The designed joint was applied to the prototype of a timber lamella structure. During the assembly, the previous conclusions about lamella structures were analyzed. The advantages of historical lamella structures are the uniformity of the elements, the ease of assembly, and the economic structure. The chosen lamella and joint design for the prototype confirmed all these advantages. All lamella axes were the same length, except the ones on the perimeter, which were half the length. There were six types of lamellae and corresponding joints, because of the different cuts at the ends of the lamellae depending on their position in the structure, confirming that the timber lamella structure had uniform elements. The amount of time needed for shaping and mounting the lamellae was short, and the whole structure was built in less than a week, with only three workers [13]. There was no need for scaffolding. In the beginning, simple supports had to be placed, but immediately after placing several lamellae, they could stand independently. Every additional lamella reinforced the previous one and set its position in the structure. The production of elements and the structure assembly confirmed the ease and economy of construction. Figure 14 shows a prototype segment, where the joints can be seen.

7. Conclusions

The presented research demonstrated a timber lamella vault and an analysis of its elements. The redesign of a timber lamella vault according to the authors’ preferences and contemporary design guides required a new lamella and joint design. The idea behind the design was to keep all the advantages of the historical lamella structures: the uniformity of elements, the ease of assembly, and an economic structure. The presented design of an arched lamella and a steel plate joint, applied to the structure prototype, confirmed all these advantages.

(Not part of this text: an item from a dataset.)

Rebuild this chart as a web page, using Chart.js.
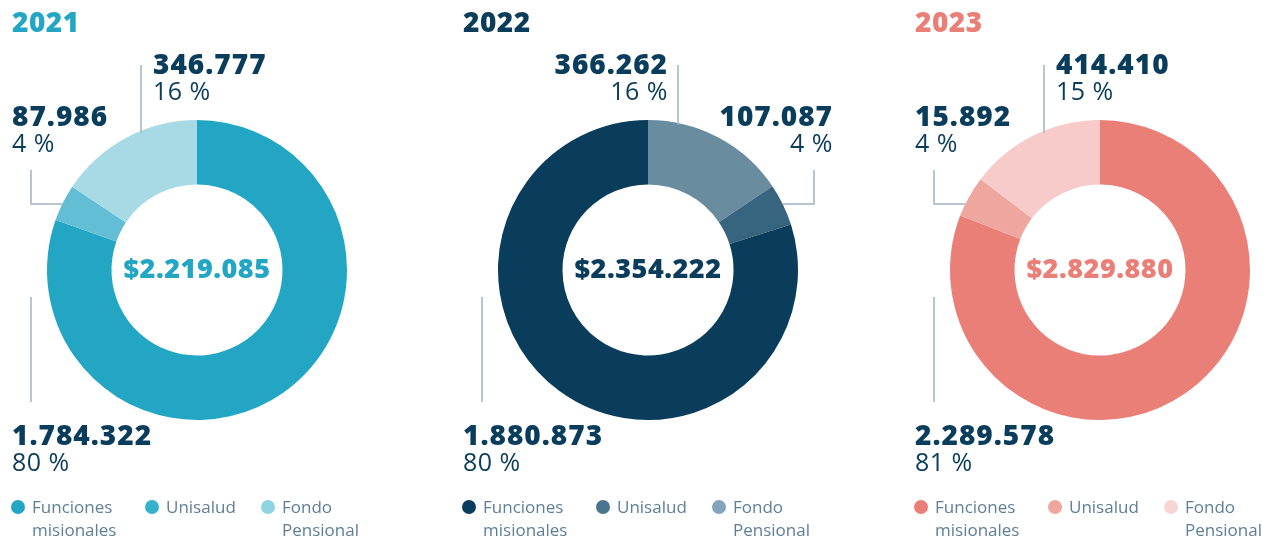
<!DOCTYPE html>
<html><head><meta charset="utf-8">
<script src="https://cdn.jsdelivr.net/npm/chart.js@4.4.1/dist/chart.umd.min.js"></script>
<style>
html,body{margin:0;padding:0;background:#fff;width:1274px;height:541px;overflow:hidden;}
.w{position:absolute;top:0;width:420px;height:541px;}
canvas{display:block;}
</style></head><body>
<div class="w" style="left:0px"><canvas id="c0" width="420" height="541"></canvas></div>
<div class="w" style="left:451px"><canvas id="c1" width="420" height="541"></canvas></div>
<div class="w" style="left:903px"><canvas id="c2" width="420" height="541"></canvas></div>
<script>
const years = ['2021', '2022', '2023'];
const categories = [['Funciones', 'misionales'], ['Unisalud'], ['Fondo', 'Pensional']];
const funciones = [1784322, 1880873, 2289578];
const unisalud = [87986, 107087, 125892];
const fondo = [346777, 366262, 414410];
const funcionesText = ['1.784.322', '1.880.873', '2.289.578'];
const unisaludText = ['87.986', '107.087', '15.892'];
const fondoText = ['346.777', '366.262', '414.410'];
const funcionesPct = ['80 %', '80 %', '81 %'];
const unisaludPct = ['4 %', '4 %', '4 %'];
const fondoPct = ['16 %', '16 %', '15 %'];
const palettes = [
  ['#23A6C4', '#62BED5', '#A7DAE5'],
  ['#0A3C5C', '#37647F', '#6A8C9F'],
  ['#EA7F78', '#EFA69F', '#F6CBCA']
];
const legendDots = [
  ['#23A6C4', '#35B2CA', '#8ED5E2'],
  ['#0A3C5C', '#4A7490', '#83A5BC'],
  ['#EA7F78', '#EFA69F', '#F6D5D4']
];
const titleColors = ['#23A6C4', '#0A3C5C', '#EA7F78'];
const NAVY = '#0A3C5C', LINE = '#9FB3C2', LEG = '#5E7F96';
const FF = '"Open Sans", sans-serif';

function fmt(n){ return String(n).replace(/\B(?=(\d{3})+(?!\d))/g, '.'); }

function block(ctx, x, y, big, small, align){
  ctx.textAlign = align; ctx.textBaseline = 'alphabetic'; ctx.fillStyle = NAVY;
  ctx.letterSpacing = '1px';
  ctx.font = '800 28px ' + FF; ctx.fillText(big, x, y);
  ctx.letterSpacing = '0.5px';
  ctx.font = '400 25px ' + FF; ctx.fillText(small, x, y + 26);
  ctx.letterSpacing = '0px';
}

const overlay = {
  id: 'overlay',
  afterDraw(chart){
    const i = chart.options.plugins.overlay.idx;
    const ctx = chart.ctx;
    const arc = chart.getDatasetMeta(0).data[0];
    const cx = arc.x, cy = arc.y, R = arc.outerRadius;
    ctx.save();
    // title
    ctx.font = '800 28px ' + FF; ctx.fillStyle = titleColors[i];
    ctx.textAlign = 'left'; ctx.textBaseline = 'alphabetic';
    ctx.letterSpacing = '0.5px';
    ctx.fillText(years[i], cx - 185, 32);
    // center total
    const tot = funciones[i] + unisalud[i] + fondo[i];
    ctx.font = '800 27px ' + FF; ctx.textAlign = 'center'; ctx.textBaseline = 'middle';
    ctx.fillStyle = titleColors[i];
    ctx.fillText('$' + fmt(tot), cx, cy);
    ctx.letterSpacing = '0px';
    // leader lines
    ctx.strokeStyle = LINE; ctx.lineWidth = 1.5;
    const side = i === 1 ? 1 : -1;
    const yU = cy - 66, xU = cx + side * Math.sqrt(R*R - 66*66), xL = cx + side * (R + 16);
    ctx.beginPath(); ctx.moveTo(xL, yU - 34); ctx.lineTo(xL, yU); ctx.lineTo(xU, yU); ctx.stroke();
    const dxF = i === 1 ? 30 : -56;
    const xF = cx + dxF;
    ctx.beginPath(); ctx.moveTo(xF, 65); ctx.lineTo(xF, cy - Math.sqrt(R*R - dxF*dxF) + 2); ctx.stroke();
    const xB = cx - R - 16;
    ctx.beginPath(); ctx.moveTo(xB, cy + 27); ctx.lineTo(xB, cy + 132); ctx.stroke();
    // labels
    if (i === 1) {
      block(ctx, cx + 20, 74, fondoText[i], fondoPct[i], 'right');
      block(ctx, cx + 185, 126, unisaludText[i], unisaludPct[i], 'right');
    } else {
      block(ctx, cx - 44, 74, fondoText[i], fondoPct[i], 'left');
      block(ctx, cx - 185, 126, unisaludText[i], unisaludPct[i], 'left');
    }
    block(ctx, cx - 185, 445, funcionesText[i], funcionesPct[i], 'left');
    // legend
    const lx = [cx - 179, cx - 45, cx + 71];
    ctx.font = '400 17px ' + FF; ctx.textAlign = 'left'; ctx.textBaseline = 'alphabetic';
    categories.forEach((lab, k) => {
      ctx.fillStyle = legendDots[i][k];
      ctx.beginPath(); ctx.arc(lx[k], 507, 7, 0, Math.PI * 2); ctx.fill();
      ctx.fillStyle = LEG;
      lab.forEach((t, j) => ctx.fillText(t, lx[k] + 14, 513 + j * 23));
    });
    ctx.restore();
  }
};

years.forEach((y, i) => {
  let vals = [funciones[i], unisalud[i], fondo[i]];
  let cols = palettes[i].slice();
  if (i === 1) { vals = vals.reverse(); cols = cols.reverse(); }
  new Chart(document.getElementById('c' + i), {
    type: 'doughnut',
    data: { labels: i === 1 ? ['Fondo Pensional','Unisalud','Funciones misionales'] : ['Funciones misionales','Unisalud','Fondo Pensional'],
      datasets: [{ data: vals, backgroundColor: cols, borderWidth: 0 }] },
    options: {
      responsive: false, animation: false, cutout: '57%',
      layout: { padding: { left: 47, right: 73, top: 120, bottom: 121 } },
      plugins: { legend: { display: false }, tooltip: { enabled: false }, overlay: { idx: i } }
    },
    plugins: [overlay]
  });
});
</script>
</body></html>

The vital part of this paper was the presentation of the characteristics of the various joints for timber lamella structures. All joints were discussed, classified, and evaluated concerning the possibility of application for a cylindrical surface, since most lamella structures are built as vaults. The existing joints were systematized, and a proposition for a new joint was presented. The analysis led to the conclusion that each joint was designed according to the state of the art of the time and had its advantages concerning the analyzed parameters.

The overall conclusion was that the design of a timber lamella joint is complex and requires extensive geometrical and static analysis of the structure. The diamond pattern requires moment connection or purlins to achieve stability, so the joint has to comply with the structural design.

This research has confirmed the need to create prototypes in the modern age on a scale of 1:1, in which design problems and new or modified structural assemblies can be seen, as well as issues that arise when constructing the structure and preparing the workshop documentation.

Designing a timber lamella structure, which consists of many uniform elements (the lamellae and joints), opens the possibility of serial production. The lamellae’s small dimensions simplify the transportation and assembly process. The consumption of material per square meter of a lamella structure is approximately equal to the consumption of material for typical halls with a cylinder geometry of the same volume. However, the advantage of the lamella structure is reflected in the aesthetics of the diagonal network of timber lamellae.